When we piled out into the dust and cool of the morning we were barely a quarter-mile from the end of the road. Unlike the sprawling blanket of spruce and meadows covering the glacially-crafted elevations we’d seen from the windows of the de Havilland Otter the evening before, we were now face-to-face with southeast Alaska. Wilderness. The end of the road. I stood for a fistful of seconds, surveying the dense growth just off the front bumper of our SUV and turned to identify the one person out of the other six I’d need to outrun if that dense growth produced a brown bear.

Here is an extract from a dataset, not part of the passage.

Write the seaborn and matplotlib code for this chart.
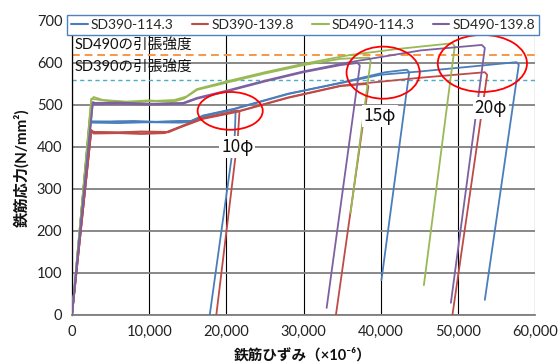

To get here, our caravan out of Auke Bay, just north of Juneau, followed the blacktop as it wound its way along the coast, guarded by spruce, boulders and dense fern undergrowth on both sides. Between the trees, glimpses of wide saltwater, sharp-shouldered islands, a small, postcard-like scatter of boats seining for silvers and kings. The further we drove the road narrowed. We reached a flagman who held us up to follow an escort truck through a few construction zones. I hung an elbow out my window and watched the rumbling busyness of heavy equipment and men in hard hats and boots busting up massive knots of bedrock to widen and improve passage. The road narrowed even more. A few miles further, as we pulled into the lot, the road curved left ahead of us and disappeared into the immense green.
Pulling on waders, passing bug-dope, stowing water bottles and bear spray in our packs, lining rods and tying on flies like bets placed on a stud hand you haven’t even looked at—the seven of us fell into hopeful, impatient, nervous chatter about pinks, dollies, chum, brown bear and the immensity of what we were about to witness.
But in this moment I felt decidedly, suddenly, disconcertingly under-prepared. Packing lists, advice, cross-country flights and drives north out-the-road listening to bluegrass only get you to the water. Steps along the heavy-canopied peat and spruce paths and into the blind, milky artery flowing from glacier to salt would be my own from this point. Intentions, intuition, instinct and mis-steps would be my own. The road had narrowed more than the blacktop we drove in on. My mind was down to a game trail in a wilderness of its own.
I was used to feeling inconsequential – a residential hazard of my upstate New York roots where everyone is holding onto their own small, posted patch of heaven in the face of gluttonous taxes, commercial development and manicured Stepford-suburbia sprawl. Our wild, undeveloped places seem to get smaller with every punch thrown in their defense. But in the grand scheme of Southeast Alaska, of the Tongass and it’s millions of salmon and spruce acres—my inconsequence had more to do with realizing just how small my existence on this planet really is. I was reminded of how I felt on trips to Idaho and Oregon, northern Michigan and the Keys, Colorado and Montana. I closed my eyes and returned to the quiet wonder of my upstate New York childhood when I would escape and spend my days haunting the dense, still-undeveloped shorelines of my favorite fishing spots.
The more I let myself embrace the weight of my existence vs. the magnitude and beautiful unknown of this place and this moment, the bigger I felt. I grew with each whistle that echoed into the primeval growth or pierced the brilliantly dense fireweed for brown bears in day-bed drowse, and each step that found the river bottom, alive and ever-shifting. I began to understand that my steps here, or anywhere on this planet, are not, in fact, inconsequential. Under the vigilant sidelong eye of a host of bald eagles and stoic indifference of snow-covered mountains, I discovered the end of my own road. And the narrower it got, the wider my horizons became.
This is the first of three pieces I’ve written since my trip to the Tongass National Forest this past July as part of Trout Unlimited’s Blogger Tour. As far as the other two, one is in the online magazine – Revive Fly Fishing and the other showed up on this blog a handful of posts ago. I’m working on getting back – even further north – so I have more to write about.